Leila Jeffreys is a renowned contemporary artist working across photography, moving image and installation. She is best known for images of birds, photographed at human scale, that explore and subvert the conventions of portraiture. Jeffreys, who lives and works in Sydney with her husband and son, sees her avian subjects as living beings, part of a practice that expands viewer’s hearts by drawing attention to interdependence between species. Jeffreys’ work is a result of years-long periods of research and exploration. In the tradition of artist-activists, she conducts fieldwork, collaborates with conservationists, ornithologists and sanctuaries and champions programs to protect and restore endangered habitats.
Jeffreys has exhibited in Australia and around the world for fifteen years, everywhere from Sydney and Melbourne to Paris, Brussels and Los Angeles. In 2023, her work was curated into The Best in Show at Fotografiska in New York, as part of an exhibition dedicated to animals in contemporary photography that toured Tallinn and Stockholm. She featured alongside the world’s most respected photographers as part of Civilisation: The Way We Live Now, a landmark 2023 exhibition at London’s Saatchi Gallery.
Jeffreys is the author of three acclaimed books including Birdland, released through Hachette in Australia and New Zealand, Abrams in North America and Des Oiseaux published by France-based Atelier EXB / Éditions Xavier Barral in 2020. Her work is held in Australian and international collections including Parliament House Canberra, Artbank Sydney, the Macquarie Bank Group Collection, the Hermès Collections of Contemporary Photographs, the Western Australia Museum and the Museum of Photography in South Korea.

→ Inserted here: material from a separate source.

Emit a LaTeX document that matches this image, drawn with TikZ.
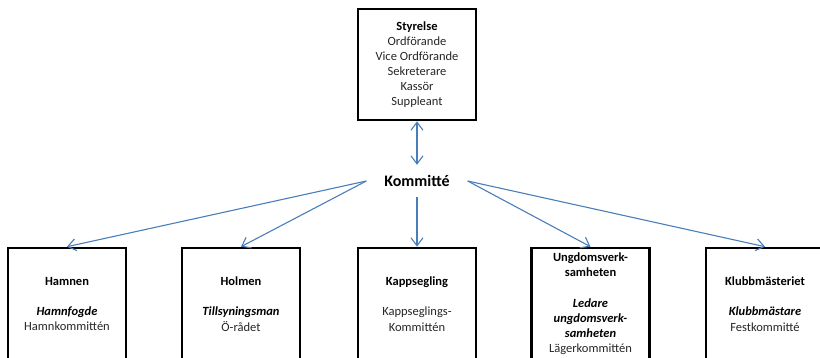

Jeffreys’ artworks have captured the Australian imagination, inspiring Bird Nerd, a documentary by the Australian Broadcasting Corporation (ABC). In 2022, Australia Post released a set of stamps of her iconic images from her High Society series, a love letter to the budgerigar that first showed in 2019 at Sydney’s Olsen Gallery.
Her practice has evolved beyond portraiture into the realm of large-scale conceptual work alongside video and installation art created with collaborator Melvin J. Montalban. The artist couples a deep moral vision with a commitment to innovation. She uses advanced cameras to capture her subjects in exquisite detail, inviting her audience into a relationship with birds that revolves around a greater depth of perception and startling emotional intimacy.
In a culture that is increasingly disconnected, Jeffreys’ art creates spaces for contemplation and wonder while asking urgent questions about the connections between humans and the natural world.